I've written on here my frustration with Canadian rye whiskies that are distilled in Canada, then sent to the US where they are bottled and sold back to us. Both Royal Canadian Small Batch, and especially this one, are very good whiskies that I wish we could genuinely call our own.
This spirit originally comes from Alberta Distillers, the greatest Canadian straight rye distiller, then aged in white-oak casks. The company that created this limited edition product is 35 Maple Street, based in Sonoma CA, which is actually part of a winery, and also makes gin and rum. I am tasting from bottle no. 20918, from batch 003.
The colour is dark copper with gold highlights. The nose is classic straight rye: linseed oil, grapefruit pith, hot pepper, dill pickle potato chips - a fantastic rye nose, crisp and biting. With water, more dill pickle, also spun sugar.
In the mouth you get good heat, lots of rye grain, ginger, and mild cigar tobacco. Gets creamier with water. Absolutely wonderful Canadian straight rye flavour, very familiar to me.

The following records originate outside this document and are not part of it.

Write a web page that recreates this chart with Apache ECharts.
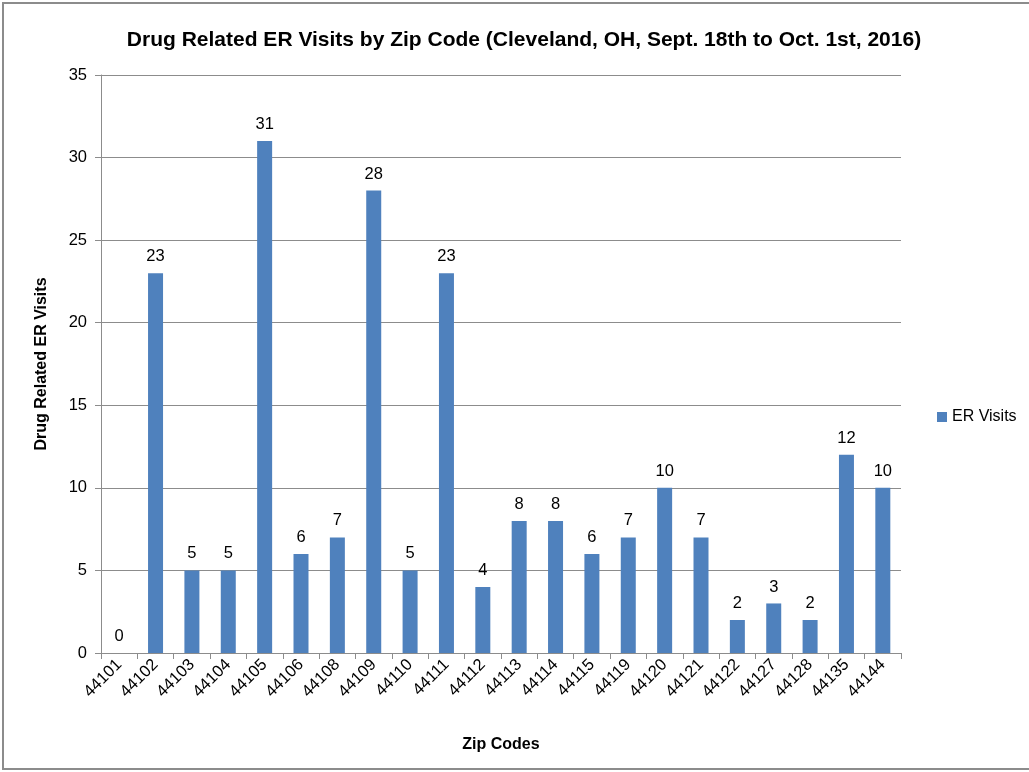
<!DOCTYPE html>
<html>
<head>
<meta charset="utf-8">
<script src="https://cdn.jsdelivr.net/npm/echarts@6/dist/echarts.min.js"></script>
<style>
  html, body { margin: 0; padding: 0; background: #fff; }
  #frame { position: absolute; left: 2px; top: 2px; width: 1030px; height: 768px; border: 2px solid #8c8c8c; box-sizing: border-box; }
  #main { position: absolute; left: 0; top: 0; width: 1029px; height: 772px; }
</style>
</head>
<body>
<div id="frame"></div>
<div id="main"></div>
<script>
// zip codes and drug related ER visit counts
const zipCodes = ['44101', '44102', '44103', '44104', '44105', '44106', '44108', '44109', '44110', '44111',
  '44112', '44113', '44114', '44115', '44119', '44120', '44121', '44122', '44127', '44128', '44135', '44144'];
const erVisits = [0, 23, 5, 5, 31, 6, 7, 28, 5, 23, 4, 8, 8, 6, 7, 10, 7, 2, 3, 2, 12, 10];
const yTicks = [0, 5, 10, 15, 20, 25, 30, 35];

const font = 'Liberation Sans';
const chart = echarts.init(document.getElementById('main'));

chart.setOption({
  animation: false,
  textStyle: { fontFamily: font },
  title: {
    text: 'Drug Related ER Visits by Zip Code (Cleveland, OH, Sept. 18th to Oct. 1st, 2016)',
    left: 519, top: 25, textAlign: 'center',
    textStyle: { fontSize: 21, fontWeight: 'bold', color: '#000', fontFamily: font }
  },
  legend: {
    orient: 'vertical', left: 932, top: 404,
    itemWidth: 10, itemHeight: 10, icon: 'rect', itemGap: 6,
    textStyle: { fontSize: 16, color: '#000' },
    data: ['ER Visits']
  },
  grid: { left: 101, right: 128, top: 75, bottom: 119, containLabel: false },
  xAxis: {
    type: 'category',
    data: zipCodes,
    name: 'Zip Codes', nameLocation: 'middle', nameGap: 84,
    nameTextStyle: { fontSize: 16, fontWeight: 'bold', color: '#000' },
    axisLine: { lineStyle: { color: '#8c8c8c', width: 1 } },
    axisTick: { show: true, length: 6, lineStyle: { color: '#8c8c8c' } },
    axisLabel: { rotate: 45, fontSize: 16.5, color: '#000', margin: 9 }
  },
  yAxis: {
    type: 'value', min: 0, max: 35, interval: 5,
    name: 'Drug Related ER Visits', nameLocation: 'middle', nameGap: 51,
    nameTextStyle: { fontSize: 16, fontWeight: 'bold', color: '#000' },
    axisLine: { show: true, lineStyle: { color: '#8c8c8c', width: 1 } },
    axisTick: { show: true, length: 6, lineStyle: { color: '#8c8c8c' } },
    splitLine: { lineStyle: { color: '#8c8c8c', width: 1 } },
    axisLabel: {
      fontSize: 16.5, color: '#000', margin: 14,
      formatter: v => (yTicks.includes(v) ? String(v) : '')
    }
  },
  series: [{
    name: 'ER Visits',
    type: 'bar',
    data: erVisits,
    barWidth: 15,
    itemStyle: { color: '#4f81bd' },
    label: { show: true, position: 'top', distance: 8, fontSize: 16.5, color: '#000' }
  }]
});
</script>
</body>
</html>
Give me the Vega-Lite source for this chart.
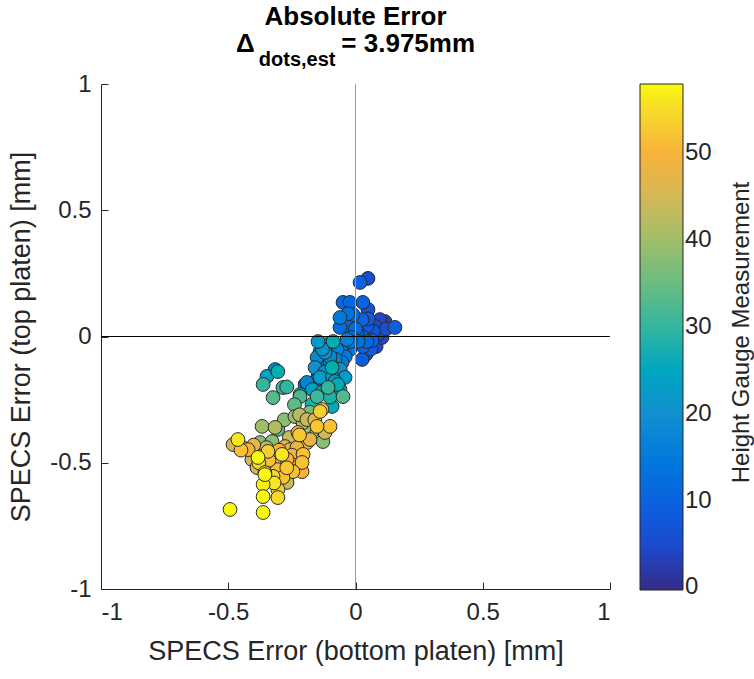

The finish is long but gentle, with more grapefruit pith and a hint of vanilla. This is a fantastic rye, one of the very best Canadian whiskies I've had. Whisky Advocate rates this a 94, the highest rated whisky of its Spring 2013 issue, and Jim Murray awards it 2013 Canadian Whisky of the Year (scoring a 96.5, also from batch 003). Wonderful whisky, but I have huge issues with the marketing. Nowhere on the US packaging does this say it is Canadian. Even the website mentions grain from "the Pacific Northwest" and water from "the Northern Rockies," with no mention of the distiller nor the country it was distilled in. And of course, on the packaging it is spelled whiskey, not whisky. Here in Canada, it is slapped with a "Product of Canada" sticker, and runs you about $100 or so in Ontario. A high-price for a 10 year old Canadian whisky - but it is worth it.
Thank God they (LCBO) reduced the price some time ago to $75 cdn. Absolutely love this Rye, although LOT 40 for $40 is better IMO.